Criticism of modern Celticism
In 1996, Ruth Megaw and Emeritus Professor Vincent Megaw of Flinders University in the Antiquity article "Ancient Celts and modern ethnicity" examined ethnic identity particularly in relation to Celtic identity in arguing against critics seemingly motivated by an English nationalist agenda opposed to further integration with Europe who saw modern Celtic identity as a threat.In 1998, Simon James of the University of Leicester in the Antiquity article "Celts, politics and motivation in archaeology" replied to Ruth and Vincent Megaw's article questioning the suitability of the term Celtic in the historic sense. The core of his argument was that the Iron Age peoples of Britain should be considered not as generic Celts, but as a mosaic of different societies, each with their own traditions and histories.
Later in 1998, this line of reasoning came under criticism, being labelled an intellectual extension of modern British cultural colonialism, as well as for simplifying the anthropological correlation between material culture and ethnicity. Ruth and Vincent Megaw in the Antiquity article "The Mechanism of Dreams?': A Partial Response to Our Critics." attacked 'Celt-sceptics' for being motivated by English nationalism or anxieties about the decline of British imperial power.
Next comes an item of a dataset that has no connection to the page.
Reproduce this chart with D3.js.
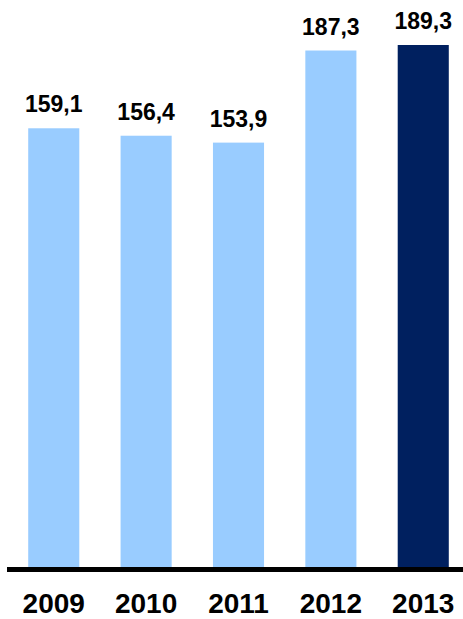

Simon James, in 1998, wrote a response arguing that the rejection of a Celtic past was not 'nationalist' but partly due to archaeological evidence, and usually by a post-colonial and multi-cultural agenda with recognition that Britain has always been home to multiple identities.
Recently, the Insular Celts have increasingly been seen as part of an Atlantic trading-networked culture speaking Celtic languages of the Atlantic Bronze Age and probably earlier.
In 2003, Professor John Collis of the University of Sheffield wrote a book titled The Celts: Origins, Myths and Invention, itself criticised in 2004 by Ruth and Vincent Megaw in Antiquity.